Postrado en una camilla, bajo su manta y con el rostro oculto bajo una gorra, Demjanjuk escuchó sin decir palabra, a metro y medio de distancia, a los cinco primeros testigos de la acusación particular, hoy jubilados, entonces niños holandeses que perdieron a sus padres en Sobibor, el campo de exterminio donde sirvió.
Marie van Amstel, de 70 años, explicó cómo en julio de 1943 se llevaron a su padre y a su madre, ambos gaseados en Sobibor, según supo ella años más tarde, ya adulta, de la consulta en las listas de la Cruz Roja Internacional. Jacob Simon, de 73, perdió asimismo a los suyos y sobrevivió igualmente refugiado por familias católicas.

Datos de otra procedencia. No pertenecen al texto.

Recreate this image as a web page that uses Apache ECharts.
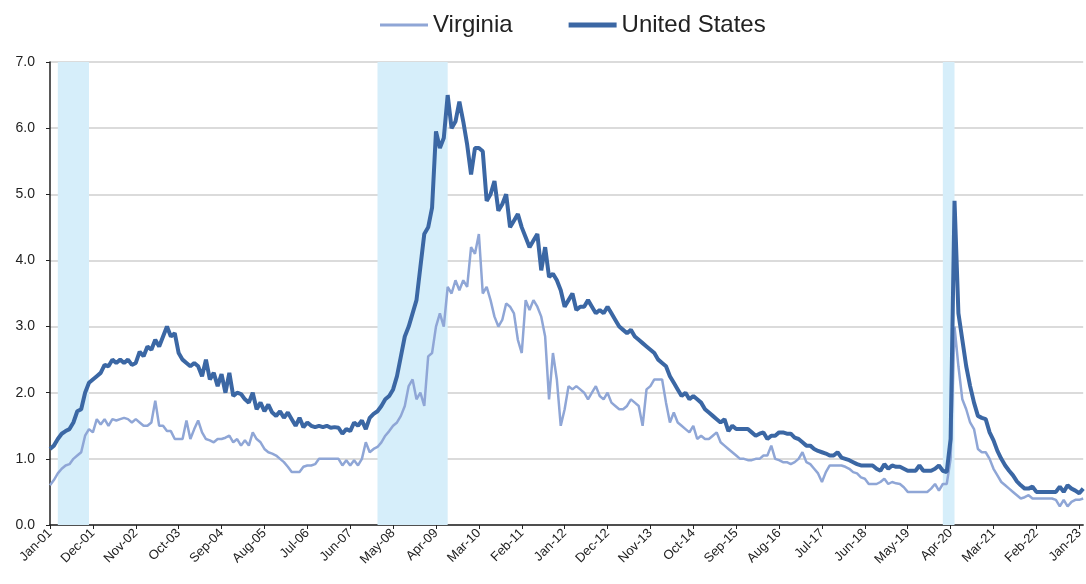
<!DOCTYPE html>
<html>
<head>
<meta charset="utf-8">
<script src="https://cdn.jsdelivr.net/npm/echarts@6/dist/echarts.min.js"></script>
<style>
  html, body { margin: 0; padding: 0; background: #fff; }
  #main { width: 1086px; height: 584px; }
</style>
</head>
<body>
<div id="main"></div>
<script>
var myChart = echarts.init(document.getElementById('main'));

// month labels Jan-01 .. Feb-23
var monthNames = ['Jan', 'Feb', 'Mar', 'Apr', 'May', 'Jun', 'Jul', 'Aug', 'Sep', 'Oct', 'Nov', 'Dec'];
var categories = [];
for (var y = 2001; y <= 2023; y++) {
    for (var m = 0; m < 12; m++) {
        if (categories.length < 266) categories.push(monthNames[m] + '-' + String(y).slice(2));
    }
}

// one row per year
var usData = [
    1.15, 1.2, 1.3, 1.38, 1.42, 1.45, 1.55, 1.72, 1.75, 2.0, 2.15, 2.2,
    2.25, 2.3, 2.42, 2.4, 2.5, 2.45, 2.5, 2.45, 2.5, 2.42, 2.45, 2.62,
    2.55, 2.7, 2.65, 2.8, 2.7, 2.85, 3.0, 2.85, 2.9, 2.6, 2.5, 2.45,
    2.4, 2.45, 2.4, 2.25, 2.5, 2.2, 2.3, 2.1, 2.28, 2.0, 2.3, 1.95,
    2.0, 1.98, 1.9, 1.85, 2.0, 1.75, 1.85, 1.72, 1.82, 1.7, 1.65, 1.72,
    1.62, 1.7, 1.6, 1.5, 1.62, 1.48, 1.55, 1.5, 1.48, 1.5, 1.48, 1.5,
    1.47, 1.48, 1.47, 1.38, 1.45, 1.42, 1.55, 1.5, 1.58, 1.45, 1.62, 1.68,
    1.72, 1.8, 1.9, 1.95, 2.05, 2.25, 2.55, 2.85, 3.0, 3.2, 3.4, 3.9,
    4.4, 4.5, 4.8, 5.95, 5.7, 5.85, 6.5, 6.0, 6.1, 6.4, 6.1, 5.75,
    5.3, 5.7, 5.7, 5.65, 4.9, 5.0, 5.2, 4.75, 4.85, 5.0, 4.5, 4.6,
    4.7, 4.5, 4.35, 4.2, 4.3, 4.4, 3.85, 4.2, 3.75, 3.8, 3.7, 3.55,
    3.3, 3.4, 3.5, 3.25, 3.3, 3.3, 3.4, 3.3, 3.2, 3.25, 3.2, 3.3,
    3.2, 3.1, 3.0, 2.95, 2.9, 2.95, 2.85, 2.8, 2.75, 2.7, 2.65, 2.6,
    2.5, 2.45, 2.4, 2.25, 2.15, 2.05, 1.95, 2.0, 1.9, 1.95, 1.9, 1.85,
    1.75, 1.7, 1.65, 1.6, 1.55, 1.6, 1.42, 1.5, 1.45, 1.45, 1.45, 1.45,
    1.4, 1.35, 1.38, 1.4, 1.3, 1.35, 1.35, 1.4, 1.4, 1.38, 1.38, 1.32,
    1.3, 1.25, 1.2, 1.2, 1.15, 1.12, 1.1, 1.08, 1.05, 1.05, 1.1, 1.02,
    1.0, 0.98, 0.95, 0.92, 0.9, 0.9, 0.9, 0.9, 0.85, 0.82, 0.92, 0.85,
    0.9, 0.88, 0.88, 0.85, 0.82, 0.82, 0.82, 0.9, 0.82, 0.82, 0.82, 0.85,
    0.9, 0.82, 0.8, 1.3, 4.9, 3.2, 2.8, 2.4, 2.1, 1.85, 1.65, 1.62,
    1.6, 1.4, 1.28, 1.12, 1.0, 0.9, 0.82, 0.75, 0.66, 0.6, 0.55, 0.55,
    0.58, 0.5, 0.5, 0.5, 0.5, 0.5, 0.5, 0.58, 0.5, 0.6, 0.55, 0.52,
    0.48, 0.55
];

var vaData = [
    0.6, 0.68, 0.78, 0.85, 0.9, 0.92, 1.0, 1.05, 1.1, 1.35, 1.45, 1.4,
    1.6, 1.52, 1.6, 1.5, 1.6, 1.58, 1.6, 1.62, 1.6, 1.55, 1.6, 1.55,
    1.5, 1.5, 1.55, 1.88, 1.5, 1.5, 1.42, 1.42, 1.3, 1.3, 1.3, 1.58,
    1.3, 1.45, 1.58, 1.4, 1.3, 1.28, 1.25, 1.3, 1.3, 1.32, 1.35, 1.25,
    1.3, 1.2, 1.28, 1.2, 1.4, 1.3, 1.25, 1.15, 1.1, 1.08, 1.05, 1.0,
    0.95, 0.88, 0.8, 0.8, 0.8, 0.88, 0.9, 0.9, 0.92, 1.0, 1.0, 1.0,
    1.0, 1.0, 1.0, 0.9, 0.98, 0.9, 0.98, 0.9, 1.0, 1.25, 1.1, 1.15,
    1.18, 1.25, 1.35, 1.42, 1.5, 1.55, 1.65, 1.8, 2.1, 2.2, 1.9, 2.0,
    1.8, 2.55, 2.6, 3.0, 3.2, 3.0, 3.6, 3.5, 3.7, 3.55, 3.7, 3.6,
    4.2, 4.1, 4.4, 3.5, 3.6, 3.4, 3.15, 3.0, 3.1, 3.35, 3.3, 3.2,
    2.8, 2.6, 3.4, 3.25, 3.4, 3.3, 3.15, 2.85, 1.9, 2.6, 2.2, 1.5,
    1.75, 2.1, 2.05, 2.1, 2.05, 2.0, 1.9, 2.0, 2.1, 1.95, 1.9, 2.0,
    1.85, 1.8, 1.75, 1.75, 1.8, 1.9, 1.85, 1.8, 1.5, 2.05, 2.1, 2.2,
    2.2, 2.2, 1.85, 1.55, 1.7, 1.55, 1.5, 1.45, 1.4, 1.5, 1.3, 1.35,
    1.3, 1.3, 1.35, 1.4, 1.25, 1.2, 1.15, 1.1, 1.05, 1.0, 1.0, 0.98,
    0.98, 1.0, 1.0, 1.05, 1.05, 1.2, 1.0, 0.98, 0.95, 0.95, 0.92, 0.95,
    1.0, 1.1, 0.95, 0.92, 0.85, 0.78, 0.65, 0.8, 0.9, 0.9, 0.9, 0.9,
    0.88, 0.85, 0.8, 0.78, 0.72, 0.7, 0.62, 0.62, 0.62, 0.65, 0.7, 0.62,
    0.65, 0.63, 0.62, 0.57, 0.5, 0.5, 0.5, 0.5, 0.5, 0.5, 0.55, 0.62,
    0.52, 0.62, 0.62, 1.0, 3.0, 2.4, 1.9, 1.75, 1.55, 1.45, 1.15, 1.1,
    1.1, 1.0, 0.85, 0.75, 0.65, 0.6, 0.55, 0.5, 0.45, 0.4, 0.42, 0.45,
    0.4, 0.4, 0.4, 0.4, 0.4, 0.4, 0.38, 0.28, 0.38, 0.28, 0.35, 0.38,
    0.38, 0.4
];

// recession periods (shaded)
var recessions = [['Mar-01', 'Nov-01'], ['Jan-08', 'Jul-09'], ['Feb-20', 'May-20']];

var font = '"Liberation Sans Narrow", "Arial Narrow", "Liberation Sans", sans-serif';
var vaColor = '#8fa6d6';
var usColor = '#3b67a4';

var option = {
    animation: false,
    backgroundColor: '#fff',
    legend: {
        top: 8,
        left: 375,
        itemWidth: 48,
        itemHeight: 12,
        itemGap: 56,
        textStyle: {
            fontFamily: font,
            fontSize: 24,
            color: '#222'
        },
        data: [
            {name: 'Virginia', icon: 'path://M0 0H48V3H0Z'},
            {name: 'United States', icon: 'path://M0 0H48V5H0Z'}
        ]
    },
    grid: {
        left: 50,
        right: 2,
        top: 62,
        bottom: 59,
        containLabel: false
    },
    xAxis: {
        type: 'category',
        boundaryGap: false,
        data: categories,
        axisLine: { lineStyle: { color: '#222', width: 1.5 } },
        axisTick: { show: true, interval: 10, length: 4, lineStyle: { color: '#222' } },
        axisLabel: {
            interval: 10,
            rotate: 45,
            margin: 6,
            fontFamily: font,
            fontSize: 13,
            color: '#222'
        },
        splitLine: { show: false }
    },
    yAxis: {
        type: 'value',
        min: 0,
        max: 7,
        interval: 1,
        axisLine: { show: true, lineStyle: { color: '#222', width: 1.5 } },
        axisTick: { show: true, length: 4, lineStyle: { color: '#222' } },
        axisLabel: {
            margin: 15,
            fontFamily: font,
            fontSize: 14,
            color: '#222',
            formatter: function (v) { return v.toFixed(1); }
        },
        splitLine: { lineStyle: { color: '#cfcfcf', width: 1.5 } }
    },
    series: [
        {
            name: 'recession',
            type: 'line',
            data: [],
            z: 0,
            silent: true,
            markArea: {
                silent: true,
                itemStyle: { color: '#d6eefa' },
                data: recessions.map(function (r) {
                    return [{ xAxis: r[0] }, { xAxis: r[1] }];
                })
            }
        },
        {
            name: 'Virginia',
            type: 'line',
            data: vaData,
            symbol: 'none',
            z: 2,
            lineStyle: { color: vaColor, width: 2.5 },
            itemStyle: { color: vaColor }
        },
        {
            name: 'United States',
            type: 'line',
            data: usData,
            symbol: 'none',
            z: 3,
            lineStyle: { color: usColor, width: 4 },
            itemStyle: { color: usColor }
        }
    ]
};

myChart.setOption(option);
</script>
</body>
</html>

Rudolf Salomon, de ochenta años, mostró entre lágrimas la carta recibida por su padre, comunicándole la muerte en Sobibor de su madre. Y David vom Huiden, de la misma edad, contó hasta con ironía cómo sus padres le mandaron irse “a dar una paseo con el perro, un pastor alemán”, precisó, mientras los nazis se los llevaban.
Sobrevivieron, escondidos como tantos niños judíos holandeses, de casa en casa entre familias ajenas, en la confianza de que sus padres regresarían, puesto que “la creencia general era que se los llevaban a campos de trabajo”, contó vom Huiden en un buen alemán. Ésa fue la gran mentira, siguió. Sobibor era un campo estrictamente de exterminio.